-- BEGIN --

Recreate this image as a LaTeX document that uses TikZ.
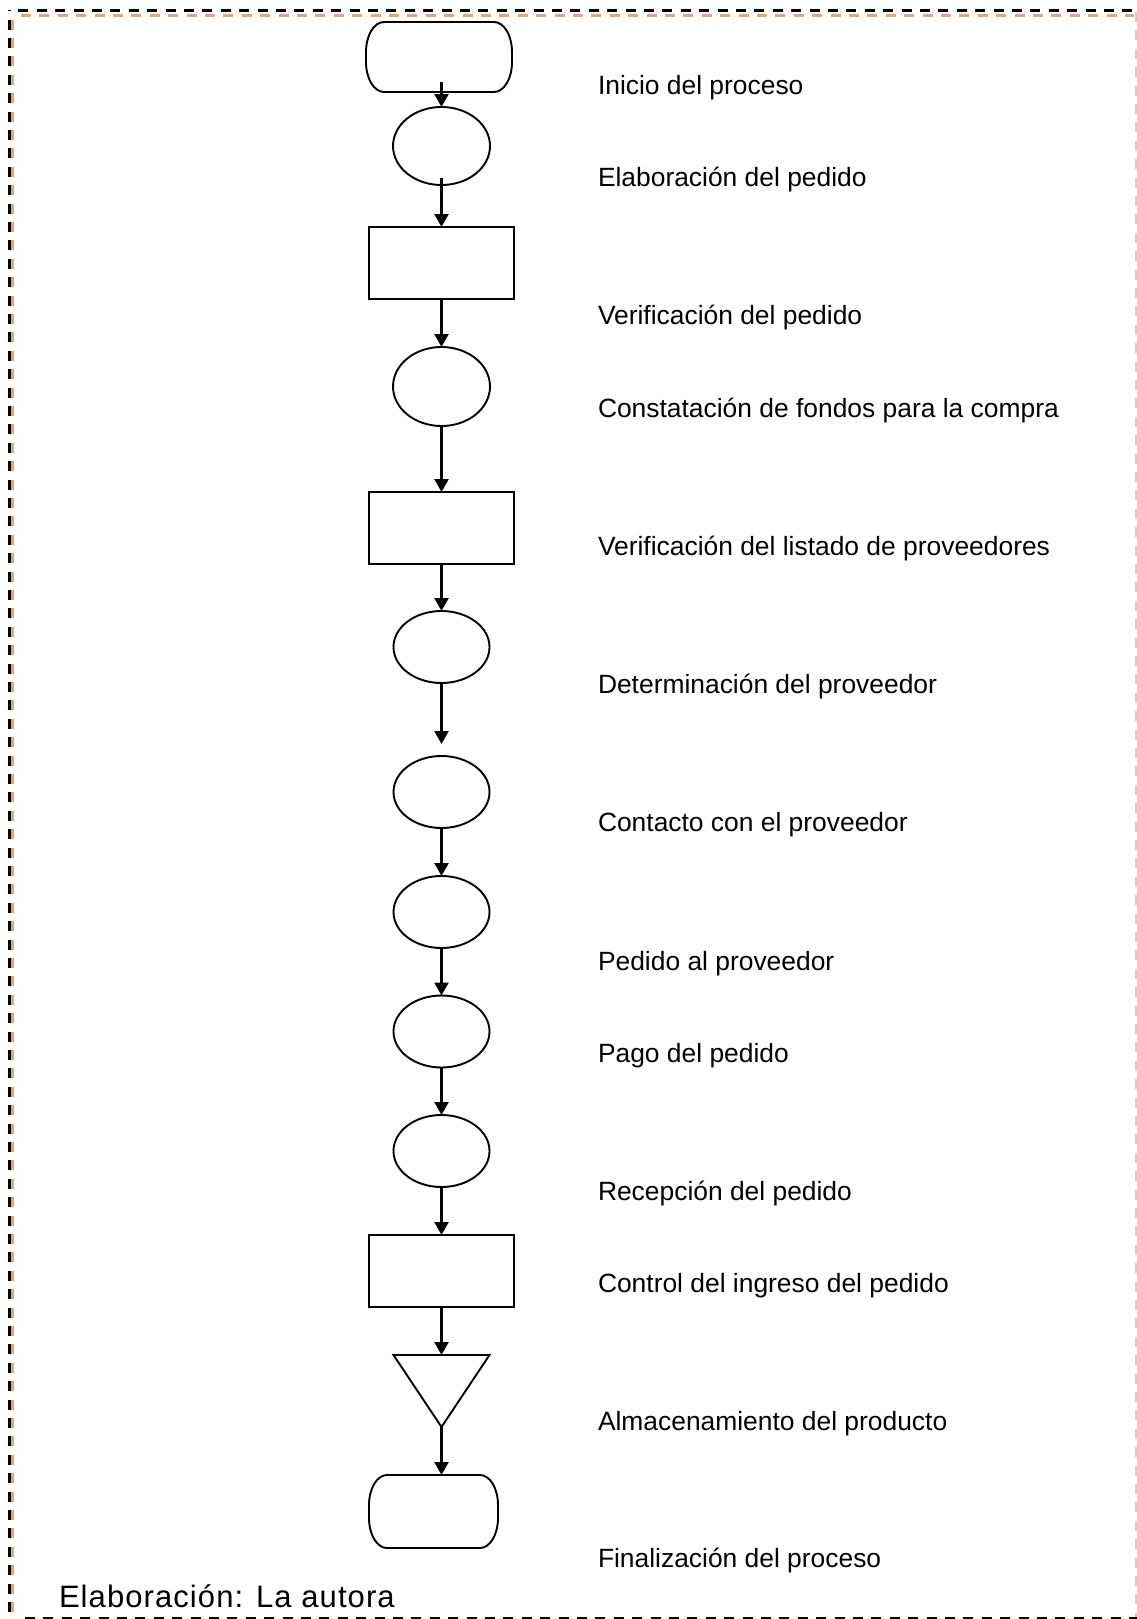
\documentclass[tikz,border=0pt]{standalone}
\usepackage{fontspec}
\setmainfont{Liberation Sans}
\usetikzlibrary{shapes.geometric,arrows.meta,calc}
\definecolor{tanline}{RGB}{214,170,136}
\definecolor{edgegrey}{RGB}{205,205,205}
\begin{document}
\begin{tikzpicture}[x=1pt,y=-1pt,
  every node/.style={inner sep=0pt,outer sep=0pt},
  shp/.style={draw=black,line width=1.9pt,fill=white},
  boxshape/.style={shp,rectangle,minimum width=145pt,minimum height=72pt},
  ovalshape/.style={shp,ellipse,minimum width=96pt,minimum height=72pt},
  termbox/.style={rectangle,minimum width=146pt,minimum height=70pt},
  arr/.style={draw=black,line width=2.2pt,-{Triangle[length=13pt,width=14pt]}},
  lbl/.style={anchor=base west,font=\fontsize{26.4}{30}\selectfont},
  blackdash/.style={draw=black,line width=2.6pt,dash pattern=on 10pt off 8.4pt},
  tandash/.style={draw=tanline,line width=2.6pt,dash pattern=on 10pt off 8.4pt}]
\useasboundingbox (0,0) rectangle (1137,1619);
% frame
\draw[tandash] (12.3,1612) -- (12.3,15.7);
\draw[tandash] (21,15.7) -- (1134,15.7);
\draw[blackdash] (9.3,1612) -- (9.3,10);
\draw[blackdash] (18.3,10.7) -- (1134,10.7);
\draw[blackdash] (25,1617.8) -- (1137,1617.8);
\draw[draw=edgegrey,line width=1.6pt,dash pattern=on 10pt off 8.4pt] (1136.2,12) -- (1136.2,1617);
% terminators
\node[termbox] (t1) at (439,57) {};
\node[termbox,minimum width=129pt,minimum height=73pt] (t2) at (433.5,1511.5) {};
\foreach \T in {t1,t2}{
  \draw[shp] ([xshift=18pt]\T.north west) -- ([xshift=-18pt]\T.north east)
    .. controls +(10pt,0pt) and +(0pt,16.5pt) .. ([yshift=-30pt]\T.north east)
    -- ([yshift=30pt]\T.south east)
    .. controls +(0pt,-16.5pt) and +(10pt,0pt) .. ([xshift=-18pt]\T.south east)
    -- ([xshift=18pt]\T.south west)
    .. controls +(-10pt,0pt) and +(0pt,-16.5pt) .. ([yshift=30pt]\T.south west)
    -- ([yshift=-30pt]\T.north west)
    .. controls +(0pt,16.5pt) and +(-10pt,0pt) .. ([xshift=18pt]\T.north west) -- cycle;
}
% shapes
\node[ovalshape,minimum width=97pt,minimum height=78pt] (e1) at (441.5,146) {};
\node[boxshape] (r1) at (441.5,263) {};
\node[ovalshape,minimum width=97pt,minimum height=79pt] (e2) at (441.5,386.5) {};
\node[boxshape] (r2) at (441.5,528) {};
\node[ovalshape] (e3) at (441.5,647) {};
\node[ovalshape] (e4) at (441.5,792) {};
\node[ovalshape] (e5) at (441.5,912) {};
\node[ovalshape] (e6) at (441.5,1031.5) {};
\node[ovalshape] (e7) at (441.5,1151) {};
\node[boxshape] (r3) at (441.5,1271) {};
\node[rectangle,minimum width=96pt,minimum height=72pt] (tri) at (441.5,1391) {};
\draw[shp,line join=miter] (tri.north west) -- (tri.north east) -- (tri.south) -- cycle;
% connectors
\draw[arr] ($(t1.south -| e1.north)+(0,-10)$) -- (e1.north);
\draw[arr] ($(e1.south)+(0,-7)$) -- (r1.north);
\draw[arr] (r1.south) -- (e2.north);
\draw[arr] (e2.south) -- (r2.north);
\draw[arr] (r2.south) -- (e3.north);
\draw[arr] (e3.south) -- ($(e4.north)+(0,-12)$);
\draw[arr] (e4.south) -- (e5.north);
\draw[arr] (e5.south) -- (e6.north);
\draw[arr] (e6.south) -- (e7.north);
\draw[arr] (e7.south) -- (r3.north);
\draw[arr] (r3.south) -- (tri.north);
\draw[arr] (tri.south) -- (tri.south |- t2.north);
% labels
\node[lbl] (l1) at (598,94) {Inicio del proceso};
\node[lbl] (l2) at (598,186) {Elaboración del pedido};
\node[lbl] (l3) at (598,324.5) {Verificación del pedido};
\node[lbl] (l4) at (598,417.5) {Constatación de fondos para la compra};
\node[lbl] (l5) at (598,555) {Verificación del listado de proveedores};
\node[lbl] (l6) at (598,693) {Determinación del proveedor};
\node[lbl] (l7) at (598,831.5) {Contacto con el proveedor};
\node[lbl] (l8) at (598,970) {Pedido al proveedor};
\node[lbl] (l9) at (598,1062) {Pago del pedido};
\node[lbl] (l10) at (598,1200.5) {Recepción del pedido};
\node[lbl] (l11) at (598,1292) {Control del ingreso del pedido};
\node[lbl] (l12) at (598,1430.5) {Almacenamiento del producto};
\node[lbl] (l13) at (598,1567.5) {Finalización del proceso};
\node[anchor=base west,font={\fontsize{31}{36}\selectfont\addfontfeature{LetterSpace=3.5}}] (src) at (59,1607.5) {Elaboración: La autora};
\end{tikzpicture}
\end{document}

-- END --

-- Goal --
Transcribe the listing in full. Omit the pictures and keep every line exact.

-- Output --
Recreate this image as a LaTeX document that uses TikZ.
\documentclass[tikz,border=0pt]{standalone}
\usepackage{fontspec}
\setmainfont{Liberation Sans}
\usetikzlibrary{shapes.geometric,arrows.meta,calc}
\definecolor{tanline}{RGB}{214,170,136}
\definecolor{edgegrey}{RGB}{205,205,205}
\begin{document}
\begin{tikzpicture}[x=1pt,y=-1pt,
  every node/.style={inner sep=0pt,outer sep=0pt},
  shp/.style={draw=black,line width=1.9pt,fill=white},
  boxshape/.style={shp,rectangle,minimum width=145pt,minimum height=72pt},
  ovalshape/.style={shp,ellipse,minimum width=96pt,minimum height=72pt},
  termbox/.style={rectangle,minimum width=146pt,minimum height=70pt},
  arr/.style={draw=black,line width=2.2pt,-{Triangle[length=13pt,width=14pt]}},
  lbl/.style={anchor=base west,font=\fontsize{26.4}{30}\selectfont},
  blackdash/.style={draw=black,line width=2.6pt,dash pattern=on 10pt off 8.4pt},
  tandash/.style={draw=tanline,line width=2.6pt,dash pattern=on 10pt off 8.4pt}]
\useasboundingbox (0,0) rectangle (1137,1619);
% frame
\draw[tandash] (12.3,1612) -- (12.3,15.7);
\draw[tandash] (21,15.7) -- (1134,15.7);
\draw[blackdash] (9.3,1612) -- (9.3,10);
\draw[blackdash] (18.3,10.7) -- (1134,10.7);
\draw[blackdash] (25,1617.8) -- (1137,1617.8);
\draw[draw=edgegrey,line width=1.6pt,dash pattern=on 10pt off 8.4pt] (1136.2,12) -- (1136.2,1617);
% terminators
\node[termbox] (t1) at (439,57) {};
\node[termbox,minimum width=129pt,minimum height=73pt] (t2) at (433.5,1511.5) {};
\foreach \T in {t1,t2}{
  \draw[shp] ([xshift=18pt]\T.north west) -- ([xshift=-18pt]\T.north east)
    .. controls +(10pt,0pt) and +(0pt,16.5pt) .. ([yshift=-30pt]\T.north east)
    -- ([yshift=30pt]\T.south east)
    .. controls +(0pt,-16.5pt) and +(10pt,0pt) .. ([xshift=-18pt]\T.south east)
    -- ([xshift=18pt]\T.south west)
    .. controls +(-10pt,0pt) and +(0pt,-16.5pt) .. ([yshift=30pt]\T.south west)
    -- ([yshift=-30pt]\T.north west)
    .. controls +(0pt,16.5pt) and +(-10pt,0pt) .. ([xshift=18pt]\T.north west) -- cycle;
}
% shapes
\node[ovalshape,minimum width=97pt,minimum height=78pt] (e1) at (441.5,146) {};
\node[boxshape] (r1) at (441.5,263) {};
\node[ovalshape,minimum width=97pt,minimum height=79pt] (e2) at (441.5,386.5) {};
\node[boxshape] (r2) at (441.5,528) {};
\node[ovalshape] (e3) at (441.5,647) {};
\node[ovalshape] (e4) at (441.5,792) {};
\node[ovalshape] (e5) at (441.5,912) {};
\node[ovalshape] (e6) at (441.5,1031.5) {};
\node[ovalshape] (e7) at (441.5,1151) {};
\node[boxshape] (r3) at (441.5,1271) {};
\node[rectangle,minimum width=96pt,minimum height=72pt] (tri) at (441.5,1391) {};
\draw[shp,line join=miter] (tri.north west) -- (tri.north east) -- (tri.south) -- cycle;
% connectors
\draw[arr] ($(t1.south -| e1.north)+(0,-10)$) -- (e1.north);
\draw[arr] ($(e1.south)+(0,-7)$) -- (r1.north);
\draw[arr] (r1.south) -- (e2.north);
\draw[arr] (e2.south) -- (r2.north);
\draw[arr] (r2.south) -- (e3.north);
\draw[arr] (e3.south) -- ($(e4.north)+(0,-12)$);
\draw[arr] (e4.south) -- (e5.north);
\draw[arr] (e5.south) -- (e6.north);
\draw[arr] (e6.south) -- (e7.north);
\draw[arr] (e7.south) -- (r3.north);
\draw[arr] (r3.south) -- (tri.north);
\draw[arr] (tri.south) -- (tri.south |- t2.north);
% labels
\node[lbl] (l1) at (598,94) {Inicio del proceso};
\node[lbl] (l2) at (598,186) {Elaboración del pedido};
\node[lbl] (l3) at (598,324.5) {Verificación del pedido};
\node[lbl] (l4) at (598,417.5) {Constatación de fondos para la compra};
\node[lbl] (l5) at (598,555) {Verificación del listado de proveedores};
\node[lbl] (l6) at (598,693) {Determinación del proveedor};
\node[lbl] (l7) at (598,831.5) {Contacto con el proveedor};
\node[lbl] (l8) at (598,970) {Pedido al proveedor};
\node[lbl] (l9) at (598,1062) {Pago del pedido};
\node[lbl] (l10) at (598,1200.5) {Recepción del pedido};
\node[lbl] (l11) at (598,1292) {Control del ingreso del pedido};
\node[lbl] (l12) at (598,1430.5) {Almacenamiento del producto};
\node[lbl] (l13) at (598,1567.5) {Finalización del proceso};
\node[anchor=base west,font={\fontsize{31}{36}\selectfont\addfontfeature{LetterSpace=3.5}}] (src) at (59,1607.5) {Elaboración: La autora};
\end{tikzpicture}
\end{document}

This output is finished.